Given exercise
Omit all pictures, then retype the data exactly as given.
☆ ☆ ☆ ☆
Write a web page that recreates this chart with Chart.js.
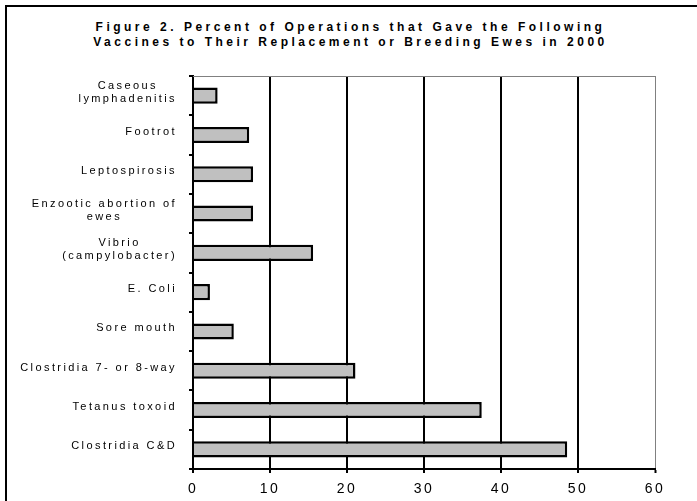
<!DOCTYPE html>
<html>
<head>
<meta charset="utf-8">
<script src="https://cdn.jsdelivr.net/npm/chart.js@4.4.1/dist/chart.umd.min.js"></script>
<style>
  html, body { margin: 0; padding: 0; background: #fff; }
  #wrap { position: relative; width: 697px; height: 501px; overflow: hidden; }
  #frame { position: absolute; left: 5px; top: 5px; width: 720px; height: 600px; border-left: 2px solid #000; border-top: 2px solid #000; }
  #title { position: absolute; left: 2px; top: 20px; width: 697px; text-align: center; font: bold 12px/15px "Liberation Sans", Arial, sans-serif; letter-spacing: 3.5px; color: #000; }
  canvas { position: absolute; left: 0; top: 0; }
</style>
</head>
<body>
<div id="wrap">
  <div id="frame"></div>
  <div id="title">Figure 2. Percent of Operations that Gave the Following<br>Vaccines to Their Replacement or Breeding Ewes in 2000</div>
  <canvas id="chart" width="697" height="501"></canvas>
</div>
<script>
const categories = [
    ["Caseous", "lymphadenitis"],
    "Footrot",
    "Leptospirosis",
    ["Enzootic abortion of", "ewes"],
    ["Vibrio", "(campylobacter)"],
    "E. Coli",
    "Sore mouth",
    "Clostridia 7- or 8-way",
    "Tetanus toxoid",
    "Clostridia C&D"
];
const percentOperations = [3.2, 7.3, 7.8, 7.8, 15.6, 2.2, 5.3, 21.1, 37.5, 48.6];
const xMin = 0;
const xMax = 60;
const xStep = 10;

const font = '"Liberation Sans", Arial, sans-serif';

// letter spaced text, like the original
const spacingPlugin = {
    id: "spacing",
    beforeDraw(chart) {
        chart.ctx.letterSpacing = "2.4px";
    }
};

// y labels: block right aligned, lines centred inside the block
const yLabelPlugin = {
    id: "yLabels",
    afterDraw(chart) {
        const ctx = chart.ctx;
        const yScale = chart.scales.y;
        const right = yScale.right - 16;
        const lineH = 13.2;
        ctx.save();
        ctx.font = "11px " + font;
        ctx.letterSpacing = "2.4px";
        ctx.fillStyle = "#000";
        ctx.textAlign = "center";
        ctx.textBaseline = "middle";
        categories.forEach((label, i) => {
            const lines = Array.isArray(label) ? label : [label];
            const w = Math.max(...lines.map(l => ctx.measureText(l).width));
            const cy = yScale.getPixelForValue(i) - 3;
            lines.forEach((line, j) => {
                ctx.fillText(line, right - w / 2, cy + (j - (lines.length - 1) / 2) * lineH);
            });
        });
        ctx.restore();
    }
};

// grey top edge of the plot area
const frameTopPlugin = {
    id: "frameTop",
    afterDraw(chart) {
        const ctx = chart.ctx;
        const a = chart.chartArea;
        ctx.save();
        ctx.strokeStyle = "#808080";
        ctx.lineWidth = 1;
        ctx.beginPath();
        ctx.moveTo(a.left, a.top + 0.5);
        ctx.lineTo(a.right + 0.5, a.top + 0.5);
        ctx.stroke();
        ctx.restore();
    }
};

new Chart(document.getElementById("chart"), {
    type: "bar",
    data: {
        labels: categories,
        datasets: [{
            data: percentOperations,
            backgroundColor: "#c0c0c0",
            borderColor: "#000",
            borderWidth: 2.5,
            barPercentage: 0.41,
            categoryPercentage: 1
        }]
    },
    plugins: [spacingPlugin, yLabelPlugin, frameTopPlugin],
    options: {
        indexAxis: "y",
        responsive: false,
        animation: false,
        devicePixelRatio: 1,
        layout: { padding: { left: 0, right: 42, top: 76, bottom: 0 } },
        plugins: {
            legend: { display: false },
            tooltip: { enabled: false },
            title: { display: false }
        },
        scales: {
            x: {
                min: xMin,
                max: xMax,
                ticks: {
                    stepSize: xStep,
                    color: "#000",
                    font: { family: font, size: 14 },
                    padding: 8,
                    maxRotation: 0
                },
                grid: {
                    color: c => c.tick && c.tick.value === xMax ? "#808080" : "#000",
                    lineWidth: c => c.tick && c.tick.value === xMax ? 1 : 2,
                    tickColor: "#000",
                    tickWidth: 2,
                    tickLength: 4
                },
                border: { display: true, color: "#000", width: 2 },
                afterFit: s => { s.height = 32; }
            },
            y: {
                ticks: { display: false },
                grid: {
                    offset: true,
                    drawOnChartArea: false,
                    drawTicks: true,
                    tickLength: 4,
                    color: "#000",
                    lineWidth: 2
                },
                border: { display: true, color: "#000", width: 2 },
                afterFit: s => { s.width = 193; }
            }
        }
    }
});
</script>
</body>
</html>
☆ ☆ ☆ ☆
Reply
Write a web page that recreates this chart with Chart.js.
<!DOCTYPE html>
<html>
<head>
<meta charset="utf-8">
<script src="https://cdn.jsdelivr.net/npm/chart.js@4.4.1/dist/chart.umd.min.js"></script>
<style>
  html, body { margin: 0; padding: 0; background: #fff; }
  #wrap { position: relative; width: 697px; height: 501px; overflow: hidden; }
  #frame { position: absolute; left: 5px; top: 5px; width: 720px; height: 600px; border-left: 2px solid #000; border-top: 2px solid #000; }
  #title { position: absolute; left: 2px; top: 20px; width: 697px; text-align: center; font: bold 12px/15px "Liberation Sans", Arial, sans-serif; letter-spacing: 3.5px; color: #000; }
  canvas { position: absolute; left: 0; top: 0; }
</style>
</head>
<body>
<div id="wrap">
  <div id="frame"></div>
  <div id="title">Figure 2. Percent of Operations that Gave the Following<br>Vaccines to Their Replacement or Breeding Ewes in 2000</div>
  <canvas id="chart" width="697" height="501"></canvas>
</div>
<script>
const categories = [
    ["Caseous", "lymphadenitis"],
    "Footrot",
    "Leptospirosis",
    ["Enzootic abortion of", "ewes"],
    ["Vibrio", "(campylobacter)"],
    "E. Coli",
    "Sore mouth",
    "Clostridia 7- or 8-way",
    "Tetanus toxoid",
    "Clostridia C&D"
];
const percentOperations = [3.2, 7.3, 7.8, 7.8, 15.6, 2.2, 5.3, 21.1, 37.5, 48.6];
const xMin = 0;
const xMax = 60;
const xStep = 10;

const font = '"Liberation Sans", Arial, sans-serif';

// letter spaced text, like the original
const spacingPlugin = {
    id: "spacing",
    beforeDraw(chart) {
        chart.ctx.letterSpacing = "2.4px";
    }
};

// y labels: block right aligned, lines centred inside the block
const yLabelPlugin = {
    id: "yLabels",
    afterDraw(chart) {
        const ctx = chart.ctx;
        const yScale = chart.scales.y;
        const right = yScale.right - 16;
        const lineH = 13.2;
        ctx.save();
        ctx.font = "11px " + font;
        ctx.letterSpacing = "2.4px";
        ctx.fillStyle = "#000";
        ctx.textAlign = "center";
        ctx.textBaseline = "middle";
        categories.forEach((label, i) => {
            const lines = Array.isArray(label) ? label : [label];
            const w = Math.max(...lines.map(l => ctx.measureText(l).width));
            const cy = yScale.getPixelForValue(i) - 3;
            lines.forEach((line, j) => {
                ctx.fillText(line, right - w / 2, cy + (j - (lines.length - 1) / 2) * lineH);
            });
        });
        ctx.restore();
    }
};

// grey top edge of the plot area
const frameTopPlugin = {
    id: "frameTop",
    afterDraw(chart) {
        const ctx = chart.ctx;
        const a = chart.chartArea;
        ctx.save();
        ctx.strokeStyle = "#808080";
        ctx.lineWidth = 1;
        ctx.beginPath();
        ctx.moveTo(a.left, a.top + 0.5);
        ctx.lineTo(a.right + 0.5, a.top + 0.5);
        ctx.stroke();
        ctx.restore();
    }
};

new Chart(document.getElementById("chart"), {
    type: "bar",
    data: {
        labels: categories,
        datasets: [{
            data: percentOperations,
            backgroundColor: "#c0c0c0",
            borderColor: "#000",
            borderWidth: 2.5,
            barPercentage: 0.41,
            categoryPercentage: 1
        }]
    },
    plugins: [spacingPlugin, yLabelPlugin, frameTopPlugin],
    options: {
        indexAxis: "y",
        responsive: false,
        animation: false,
        devicePixelRatio: 1,
        layout: { padding: { left: 0, right: 42, top: 76, bottom: 0 } },
        plugins: {
            legend: { display: false },
            tooltip: { enabled: false },
            title: { display: false }
        },
        scales: {
            x: {
                min: xMin,
                max: xMax,
                ticks: {
                    stepSize: xStep,
                    color: "#000",
                    font: { family: font, size: 14 },
                    padding: 8,
                    maxRotation: 0
                },
                grid: {
                    color: c => c.tick && c.tick.value === xMax ? "#808080" : "#000",
                    lineWidth: c => c.tick && c.tick.value === xMax ? 1 : 2,
                    tickColor: "#000",
                    tickWidth: 2,
                    tickLength: 4
                },
                border: { display: true, color: "#000", width: 2 },
                afterFit: s => { s.height = 32; }
            },
            y: {
                ticks: { display: false },
                grid: {
                    offset: true,
                    drawOnChartArea: false,
                    drawTicks: true,
                    tickLength: 4,
                    color: "#000",
                    lineWidth: 2
                },
                border: { display: true, color: "#000", width: 2 },
                afterFit: s => { s.width = 193; }
            }
        }
    }
});
</script>
</body>
</html>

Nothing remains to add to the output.